Instructions to follow
Print word for word the first line of the listing below and every line after it, through the line with "from matplotlib.ticker import". Leave out the pictures and the rest.

Recorded information
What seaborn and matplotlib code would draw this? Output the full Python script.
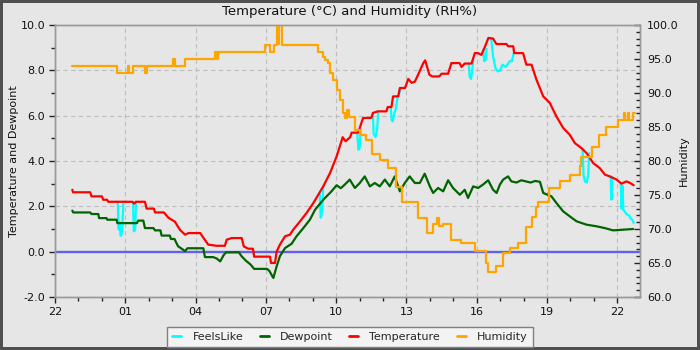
import numpy as np
import pandas as pd
import matplotlib
matplotlib.use("Agg")
import matplotlib.pyplot as plt
import matplotlib.dates as mdates
import seaborn as sns
from matplotlib.lines import Line2D
from matplotlib.ticker import MultipleLocator, FormatStrFormatter

# ---- data (hours after 22:00 of the first day) ----
temp_hours = [0.74, 0.77, 1.50, 1.56, 2.00, 2.06, 2.22, 2.28, 3.30, 3.38,
              3.45, 3.84, 3.91, 4.22, 4.27, 4.65, 4.84, 5.12, 5.33, 5.55,
              5.70, 6.20, 6.33, 6.54, 6.90, 7.25, 7.33, 7.54, 7.97, 8.06,
              8.25, 8.45, 8.50, 9.18, 9.22, 9.39, 9.46, 9.60, 9.82, 10.03,
              10.17, 10.46, 10.74, 11.03, 11.45, 11.74, 12.02, 12.28, 12.40, 12.60,
              12.66, 12.94, 13.15, 13.50, 13.57, 13.78, 14.15, 14.20, 14.36, 14.43,
              14.65, 14.72, 14.94, 15.08, 15.22, 15.36, 15.50, 15.72, 15.80, 15.98,
              16.10, 16.40, 16.50, 16.78, 16.92, 17.27, 17.35, 17.49, 17.78, 17.92,
              18.06, 18.20, 18.35, 18.50, 18.70, 18.84, 19.27, 19.34, 19.56, 19.60,
              19.98, 20.12, 20.34, 20.55, 20.84, 21.12, 21.40, 21.69, 21.97, 22.19,
              22.47, 22.69, 22.97, 23.25, 23.47, 23.68, 23.97, 24.18, 24.39, 24.53,
              24.70]
temperature = [2.73, 2.62, 2.62, 2.44, 2.44, 2.29, 2.29, 2.20, 2.20, 2.12,
               2.20, 2.20, 1.90, 1.90, 1.73, 1.73, 1.50, 1.32, 0.97, 0.75,
               0.82, 0.82, 0.62, 0.31, 0.26, 0.26, 0.53, 0.60, 0.60, 0.23,
               0.13, 0.13, -0.22, -0.22, -0.50, -0.50, 0.00, 0.31, 0.68, 0.75,
               0.97, 1.34, 1.71, 2.15, 2.88, 3.47, 4.20, 5.05, 4.87, 5.05,
               5.25, 5.25, 5.90, 5.90, 6.12, 6.19, 6.19, 6.38, 6.38, 6.85,
               6.85, 7.22, 7.22, 7.62, 7.45, 7.50, 7.81, 8.32, 8.44, 7.81,
               7.73, 7.73, 7.85, 7.85, 8.32, 8.32, 8.15, 8.30, 8.30, 8.76,
               8.76, 8.68, 9.04, 9.43, 9.40, 9.16, 9.16, 9.06, 9.06, 8.76,
               8.76, 8.25, 8.25, 7.59, 6.85, 6.56, 5.97, 5.46, 5.16, 4.79,
               4.57, 4.35, 3.91, 3.69, 3.40, 3.32, 3.18, 3.00, 3.10, 3.04,
               2.93]

dew_hours = [0.74, 0.78, 1.50, 1.56, 1.85, 1.88, 2.20, 2.23, 2.63, 2.66,
             3.50, 3.55, 3.77, 3.84, 4.20, 4.27, 4.50, 4.55, 4.90, 4.95,
             5.10, 5.25, 5.45, 5.55, 5.65, 6.33, 6.40, 6.75, 6.90, 7.05,
             7.20, 7.30, 7.85, 7.97, 8.15, 8.35, 8.50, 9.05, 9.15, 9.28,
             9.32, 9.46, 9.60, 9.82, 10.10, 10.31, 10.60, 10.88, 11.10, 11.45,
             11.80, 12.02, 12.20, 12.37, 12.58, 12.80, 13.01, 13.22, 13.44, 13.65,
             13.86, 14.08, 14.29, 14.50, 14.72, 14.93, 15.14, 15.36, 15.57, 15.78,
             16.00, 16.14, 16.35, 16.57, 16.78, 16.99, 17.28, 17.49, 17.63, 17.85,
             18.06, 18.27, 18.49, 18.70, 18.85, 18.99, 19.13, 19.34, 19.48, 19.70,
             19.90, 20.10, 20.30, 20.50, 20.70, 20.84, 21.19, 21.40, 21.69, 21.97,
             22.26, 22.69, 23.11, 23.47, 23.82, 24.25, 24.68]
dewpoint = [1.81, 1.73, 1.73, 1.66, 1.66, 1.48, 1.48, 1.41, 1.41, 1.26,
            1.26, 1.37, 1.37, 1.04, 1.04, 0.94, 0.94, 0.71, 0.71, 0.56,
            0.56, 0.24, 0.10, 0.02, 0.15, 0.15, -0.24, -0.24, -0.30, -0.43,
            -0.15, -0.03, -0.03, -0.21, -0.40, -0.57, -0.76, -0.76, -0.85, -1.09,
            -1.16, -0.65, -0.20, 0.16, 0.35, 0.68, 1.04, 1.41, 1.85, 2.29,
            2.66, 2.93, 2.80, 2.96, 3.18, 2.81, 3.03, 3.32, 2.88, 3.03,
            2.88, 3.18, 2.88, 3.32, 2.66, 3.03, 3.32, 3.03, 3.03, 3.44,
            2.88, 2.59, 2.81, 2.66, 3.15, 2.81, 2.51, 2.73, 2.37, 2.88,
            2.81, 2.96, 3.15, 2.73, 2.59, 2.96, 3.18, 3.32, 3.10, 3.05,
            3.15, 3.10, 3.05, 3.12, 3.08, 2.59, 2.44, 2.15, 1.78, 1.56,
            1.34, 1.19, 1.12, 1.04, 0.94, 0.97, 1.00]

hum_hours = [0.74, 2.63, 3.13, 3.17, 3.34, 3.84, 3.91, 5.05, 5.12, 5.55,
             6.83, 6.90, 6.97, 7.04, 8.96, 9.17, 9.35, 9.46, 9.53, 9.57,
             9.68, 11.24, 11.45, 11.52, 11.67, 11.74, 11.88, 12.02, 12.16, 12.28,
             12.38, 12.45, 12.55, 12.65, 12.80, 13.01, 13.29, 13.51, 13.86, 14.22,
             14.57, 14.79, 15.50, 15.86, 16.14, 16.30, 16.40, 16.55, 16.92, 17.35,
             17.92, 18.40, 18.49, 18.84, 19.13, 19.41, 19.77, 20.12, 20.34, 20.55,
             20.62, 21.10, 21.55, 21.97, 22.40, 22.47, 22.90, 23.20, 23.54, 24.02,
             24.30, 24.35, 24.45, 24.50, 24.68, 24.75]
humidity = [94.0, 93.0, 94.0, 93.0, 94.0, 93.0, 94.0, 95.0, 94.0, 95.0,
            96.0, 95.0, 96.0, 96.0, 97.0, 96.0, 97.0, 100.0, 97.2, 100.0,
            97.0, 96.0, 95.3, 94.85, 94.4, 92.9, 91.9, 90.4, 89.0, 87.0,
            86.3, 87.5, 86.5, 86.5, 84.6, 83.8, 83.1, 81.1, 80.1, 78.9,
            76.2, 74.0, 71.6, 69.4, 70.8, 71.6, 70.4, 70.8, 68.4, 67.9,
            66.7, 65.0, 63.7, 64.5, 66.4, 67.2, 68.0, 70.3, 71.8, 73.3,
            74.0, 76.0, 77.1, 77.9, 79.3, 80.6, 82.1, 83.8, 85.0, 86.1,
            87.0, 86.1, 87.0, 86.1, 87.1, 87.1]

# FeelsLike only where it departs from Temperature (NaN separates the dips)
nan = np.nan
feels_hours = [2.68, 2.71, 2.74, 2.76, 2.80, 2.84, 2.88, 2.92, nan,
               3.33, 3.36, 3.42, 3.46, nan,
               11.30, 11.34, 11.38, 11.42, 11.45, nan,
               12.90, 12.95, 13.00, 13.05, nan,
               13.57, 13.60, 13.68, 13.75, 13.80, nan,
               14.33, 14.37, 14.42, 14.48, 14.55, 14.62, 14.70, 14.76, nan,
               17.66, 17.70, 17.76, 17.82, 17.86, nan,
               18.28, 18.32, 18.38, 18.42, nan,
               18.62, 18.70, 18.80, 18.90, 19.00, 19.10, 19.25, 19.40, 19.50, 19.58, nan,
               22.52, 22.56, 22.62, 22.70, 22.76, 22.80, nan,
               23.72, 23.74, 23.76, 23.78, nan,
               24.15, 24.18, 24.22, 24.26, 24.30, 24.40, 24.50, 24.58, 24.65, 24.70]
feelslike = [2.20, 1.00, 0.97, 1.30, 0.70, 0.75, 1.20, 2.20, nan,
             2.20, 0.90, 0.95, 2.20, nan,
             2.60, 1.50, 1.60, 2.20, 2.88, nan,
             5.25, 4.50, 4.55, 5.40, nan,
             6.12, 5.20, 5.06, 5.40, 6.19, nan,
             6.38, 5.80, 5.75, 6.10, 6.30, 6.80, 7.00, 7.22, nan,
             8.30, 7.70, 7.62, 8.10, 8.50, nan,
             8.90, 8.40, 8.45, 8.95, nan,
             9.40, 8.60, 8.10, 7.95, 8.00, 8.25, 8.15, 8.40, 8.40, 8.76, nan,
             4.55, 3.40, 3.10, 3.05, 3.40, 4.35, nan,
             3.32, 2.30, 2.30, 3.30, nan,
             3.00, 1.90, 2.90, 1.85, 1.80, 1.65, 1.60, 1.45, 1.40, 1.27]

hour_ticks = [1, 4, 7, 10, 13, 16, 19, 22]

# ---- styling ----
sns.set_theme(style="white")
plt.rcParams["font.family"] = ["DejaVu Sans"]

BG = "#e6e6e6"
base = pd.Timestamp("2024-01-01 22:00")


def to_time(h):
    return base + pd.to_timedelta(np.asarray(h, dtype=float), unit="h")


temp_df = pd.DataFrame({"time": to_time(temp_hours), "v": temperature})
dew_df = pd.DataFrame({"time": to_time(dew_hours), "v": dewpoint})
hum_df = pd.DataFrame({"time": to_time(hum_hours), "v": humidity})
fl_df = pd.DataFrame({"h": feels_hours, "v": feelslike})
fl_df["seg"] = fl_df["v"].isna().cumsum()
fl_df = fl_df.dropna().copy()
fl_df["time"] = to_time(fl_df["h"].values)

fig = plt.figure(figsize=(7, 3.5), dpi=100, facecolor=BG)
fig.patch.set_edgecolor("#505050")
fig.patch.set_linewidth(3)

ax = fig.add_axes([55 / 700, 1 - 297 / 350, 585 / 700, 272 / 350])
ax.set_facecolor(BG)

ax.axhline(0, color="#6262e4", lw=1.7, zorder=1)
sns.lineplot(data=fl_df, x="time", y="v", units="seg", estimator=None, sort=False,
             color="#00ffff", lw=1.6, ax=ax, legend=False, zorder=2)
sns.lineplot(data=dew_df, x="time", y="v", color="#006400", lw=1.6, ax=ax,
             legend=False, zorder=3, sort=False)
sns.lineplot(data=temp_df, x="time", y="v", color="#ff0000", lw=1.6, ax=ax,
             legend=False, zorder=4, sort=False)

ax2 = ax.twinx()
sns.lineplot(data=hum_df, x="time", y="v", color="#ffa500", lw=1.6, ax=ax2,
             legend=False, drawstyle="steps-post", sort=False)

# axes limits / ticks
ax.set_xlim(to_time(0.0), to_time(24.97))
ax.xaxis.set_major_locator(mdates.HourLocator(byhour=hour_ticks))
ax.xaxis.set_minor_locator(mdates.HourLocator())
ax.xaxis.set_major_formatter(mdates.DateFormatter("%H"))

ax.set_ylim(-2, 10)
ax.yaxis.set_major_locator(MultipleLocator(2))
ax.yaxis.set_minor_locator(MultipleLocator(1))
ax.yaxis.set_major_formatter(FormatStrFormatter("%.1f"))

ax2.set_ylim(60, 100)
ax2.yaxis.set_major_locator(MultipleLocator(5))
ax2.yaxis.set_minor_locator(MultipleLocator(1))
ax2.yaxis.set_major_formatter(FormatStrFormatter("%.1f"))

ax.tick_params(axis="both", which="major", direction="out", length=4, width=1,
               color="#222222", labelsize=8, pad=3, labelcolor="#111111",
               bottom=True, left=True)
ax.tick_params(axis="both", which="minor", direction="out", length=3, width=1,
               color="#222222", bottom=True, left=True)
ax2.tick_params(axis="y", which="major", direction="in", length=4, width=1,
                color="#222222", labelsize=8, pad=5, labelcolor="#111111", right=True)
ax2.tick_params(axis="y", which="minor", direction="in", length=3, width=1,
                color="#222222", right=True)

ax.grid(True, which="major", axis="both", color="#bdbdbd", lw=0.8,
        linestyle=(0, (4, 3)))
ax.set_axisbelow(True)

for a in (ax, ax2):
    for s in a.spines.values():
        s.set_color("#999999")
        s.set_linewidth(1)

ax.set_xlabel("")
ax.set_ylabel("Temperature and Dewpoint", fontsize=8, color="#111111", labelpad=1)
ax2.set_ylabel("Humidity", fontsize=8, color="#111111", labelpad=0)

fig.text(0.5, 1 - 12 / 350, "Temperature (°C) and Humidity (RH%)",
         ha="center", va="center", fontsize=9.5, color="#111111")

handles = [Line2D([], [], color=c, lw=2) for c in
           ["#00ffff", "#006400", "#ff0000", "#ffa500"]]
labels = ["FeelsLike", "Dewpoint", "Temperature", "Humidity"]
leg = fig.legend(handles, labels, loc="lower center", bbox_to_anchor=(0.5, 0.008),
                 ncol=4, fontsize=8, frameon=True, fancybox=False,
                 facecolor="#f3f3f3", edgecolor="#808080", framealpha=1,
                 handlelength=0.8, handletextpad=1.0, columnspacing=1.5,
                 borderpad=0.45, borderaxespad=0)
leg.get_frame().set_linewidth(1)

fig.savefig("out.png", dpi=100, facecolor=fig.get_facecolor(),
            edgecolor=fig.get_edgecolor())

Task result
What seaborn and matplotlib code would draw this? Output the full Python script.
import numpy as np
import pandas as pd
import matplotlib
matplotlib.use("Agg")
import matplotlib.pyplot as plt
import matplotlib.dates as mdates
import seaborn as sns
from matplotlib.lines import Line2D
from matplotlib.ticker import MultipleLocator, FormatStrFormatter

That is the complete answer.